Read the lines that follow and pick out every one containing the word "chart".

__________________________________________________

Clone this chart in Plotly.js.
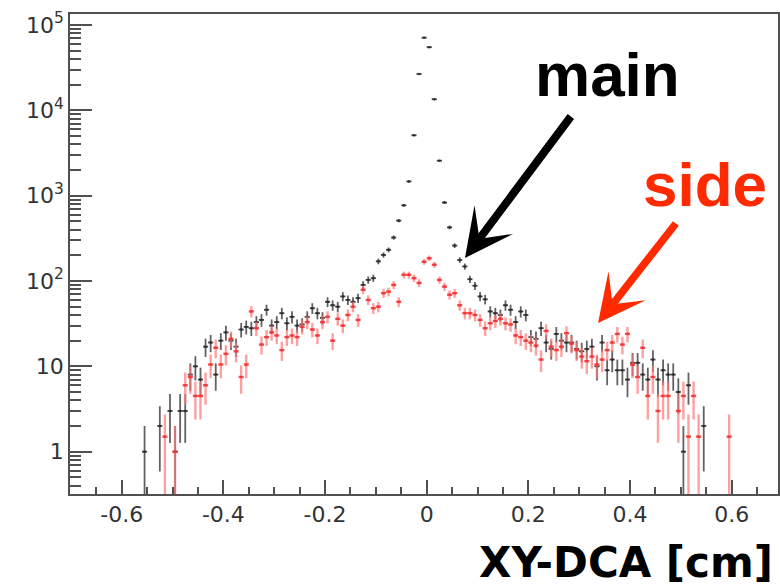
<!DOCTYPE html>
<html><head><meta charset="utf-8">
<script src="https://cdn.plot.ly/plotly-3.0.1.min.js"></script>
<style>html,body{margin:0;padding:0;background:#fff;}#chart{width:780px;height:588px;}</style>
</head><body><div id="chart"></div>
<script>
// bin centres of the XY-DCA histogram [cm]
const binCenters = [
 -0.555,-0.545,-0.535,-0.525,-0.515,-0.505,-0.495,-0.485,-0.475,-0.465,
 -0.455,-0.445,-0.435,-0.425,-0.415,-0.405,-0.395,-0.385,-0.375,-0.365,
 -0.355,-0.345,-0.335,-0.325,-0.315,-0.305,-0.295,-0.285,-0.275,-0.265,
 -0.255,-0.245,-0.235,-0.225,-0.215,-0.205,-0.195,-0.185,-0.175,-0.165,
 -0.155,-0.145,-0.135,-0.125,-0.115,-0.105,-0.095,-0.085,-0.075,-0.065,
 -0.055,-0.045,-0.035,-0.025,-0.015,-0.005,0.005,0.015,0.025,0.035,
 0.045,0.055,0.065,0.075,0.085,0.095,0.105,0.115,0.125,0.135,
 0.145,0.155,0.165,0.175,0.185,0.195,0.205,0.215,0.225,0.235,
 0.245,0.255,0.265,0.275,0.285,0.295,0.305,0.315,0.325,0.335,
 0.345,0.355,0.365,0.375,0.385,0.395,0.405,0.415,0.425,0.435,
 0.445,0.455,0.465,0.475,0.485,0.495,0.505,0.515,0.525,0.535,
 0.545,0.555,0.565,0.575,0.585,0.595
];
// "main" (black) counts
const mainCounts = [
 1,null,null,2,null,3,1,3,3,8,
 10,7,17,19,8,20,25,20,17,27,
 29,28,33,35,46,30,33,42,32,38,
 30,31,38,48,42,37,57,52,50,66,
 60,57,63,90,103,108,170,202,232,323,
 510,770,1470,5100,26700,71000,55000,13500,2570,830,
 425,260,176,148,105,88,66,61,44,42,
 40,52,46,33,44,40,22,21,28,19,
 16,24,20,19,19,16,15,16,17,10,
 19,9,12,9,9,7,11,11,8,7,
 12,7,9,8,8,5,1,6,null,null,
 2,null,null,null,null,null
];
// "side" (red) counts
const sideCounts = [
 null,null,null,null,1.5,null,1,null,6,7.5,
 4.5,4.5,6,10.5,16.5,10.5,14,21,15,7.5,
 10.5,44,28,18,22,25,23,15.5,22,23,
 22,29,33,27,23,33,38,20,36,30,
 40,50,35,79,60,48,50,72,75,90,
 57,118,118,108,95,168,185,155,103,86,
 69,72,52,42,42,40,35,28,32,34,
 36,32,31,23,22,20,19,17.5,12,26,
 17,15.5,17,24.5,18.5,15.5,13,11.5,13,10.5,
 12,15.5,19,24,18,24,10.5,7.5,16.5,4.5,
 7.5,3,4.5,4.5,null,3,4.5,1.5,4.5,1.5,
 null,null,null,null,null,1.5
];
const xTickVals = [-0.6,-0.4,-0.2,0,0.2,0.4,0.6];
const xTickText = ['-0.6','-0.4','-0.2','0','0.2','0.4','0.6'];
const yTickVals = [1,10,100,1000,10000,100000];
const yTickText = ['1','10','10<sup>2</sup>','10<sup>3</sup>','10<sup>4</sup>','10<sup>5</sup>'];
const seriesNames = ['main','side'];
const xTitle = 'XY-DCA [cm]';
const binHalfWidth = 0.005;

// Poisson errors
const poissonErr = arr => arr.map(v => (v == null ? null : Math.sqrt(v)));

const xRange = [-0.7017, 0.6911];
const yRange = [-0.496, 5.129];

function histTrace(name, y, ptColor, errColor, thick) {
  return {
    type: 'scatter', mode: 'markers', name: name,
    x: binCenters, y: y,
    marker: {size: 2.5, color: ptColor},
    error_y: {type: 'data', array: poissonErr(y), visible: true, width: 0, thickness: thick, color: errColor},
    error_x: {type: 'constant', value: binHalfWidth, visible: true, width: 0, thickness: thick, color: ptColor},
    showlegend: false, hoverinfo: 'x+y'
  };
}

const data = [
  // carrier trace (no visible point) so the minor-tick axes get drawn
  {type: 'scatter', mode: 'markers', x: [null], y: [null], xaxis: 'x2', yaxis: 'y2',
   marker: {size: 0, opacity: 0}, showlegend: false, hoverinfo: 'skip'},
  histTrace(seriesNames[0], mainCounts, 'rgba(45,45,45,0.9)', 'rgba(70,70,70,0.85)', 1.8),
  histTrace(seriesNames[1], sideCounts, 'rgba(245,50,50,0.85)', 'rgba(255,120,120,0.7)', 2.4)
];

const axisGray = '#505050';
const tickFont = {family: 'DejaVu Sans, Arial, sans-serif', size: 22, color: '#333'};
const layout = {
  width: 780, height: 588, showlegend: false,
  margin: {l: 70, r: 2, t: 14, b: 94, pad: 0},
  paper_bgcolor: '#fff', plot_bgcolor: '#fff',
  xaxis: {
    range: xRange, autorange: false, showgrid: false, zeroline: false,
    showline: true, mirror: true, linecolor: axisGray, linewidth: 1.8,
    tickmode: 'array', tickvals: xTickVals, ticktext: xTickText,
    ticks: 'inside', ticklen: 14, tickwidth: 2, tickcolor: axisGray,
    tickfont: tickFont
  },
  yaxis: {
    type: 'log', range: yRange, autorange: false, showgrid: false, zeroline: false,
    showline: true, mirror: true, linecolor: axisGray, linewidth: 1.8,
    tickmode: 'array', tickvals: yTickVals, ticktext: yTickText,
    ticks: 'inside', ticklen: 22, tickwidth: 2, tickcolor: axisGray,
    tickfont: tickFont
  },
  // overlay axes carrying the secondary (minor) ticks
  xaxis2: {
    overlaying: 'x', anchor: 'y', side: 'bottom', range: xRange, autorange: false,
    tickmode: 'linear', tick0: 0, dtick: 0.05,
    ticks: 'inside', ticklen: 7, tickwidth: 2, tickcolor: axisGray,
    showticklabels: false, showgrid: false, zeroline: false, showline: false
  },
  yaxis2: {
    overlaying: 'y', anchor: 'x', side: 'left', type: 'log', range: yRange, autorange: false,
    dtick: 'D1',
    ticks: 'inside', ticklen: 11, tickwidth: 2, tickcolor: axisGray,
    showticklabels: false, showgrid: false, zeroline: false, showline: false
  },
  annotations: [
    {xref: 'paper', yref: 'paper', x: 0.9958, y: -0.142, xanchor: 'right', yanchor: 'middle',
     text: xTitle, showarrow: false,
     font: {family: 'DejaVu Sans, Arial, sans-serif', size: 42, color: '#000', weight: 'bold'}},
    {xref: 'paper', yref: 'paper', x: 0.7585, y: 0.873, xanchor: 'center', yanchor: 'middle',
     text: seriesNames[0], showarrow: false,
     font: {family: 'Liberation Sans, Arial, sans-serif', size: 62, color: '#000', weight: 'bold'}},
    {xref: 'paper', yref: 'paper', x: 0.8969, y: 0.645, xanchor: 'center', yanchor: 'middle',
     text: seriesNames[1], showarrow: false,
     font: {family: 'Liberation Sans, Arial, sans-serif', size: 62, color: '#ff2a00', weight: 'bold'}},
    {xref: 'paper', yref: 'paper', x: 0.5579, y: 0.4917, text: '', showarrow: true,
     ax: 107, ay: -143, arrowhead: 3, arrowwidth: 8, arrowsize: 1.0, arrowcolor: '#000'},
    {xref: 'paper', yref: 'paper', x: 0.7458, y: 0.3563, text: '', showarrow: true,
     ax: 79, ay: -101, arrowhead: 3, arrowwidth: 7.5, arrowsize: 1.05, arrowcolor: '#ff2a00'}
  ]
};

Plotly.newPlot('chart', data, layout, {staticPlot: true, displayModeBar: false});
</script>
</body></html>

__________________________________________________

Expected output ->
Clone this chart in Plotly.js.
<style>html,body{margin:0;padding:0;background:#fff;}#chart{width:780px;height:588px;}</style>
</head><body><div id="chart"></div>
Plotly.newPlot('chart', data, layout, {staticPlot: true, displayModeBar: false});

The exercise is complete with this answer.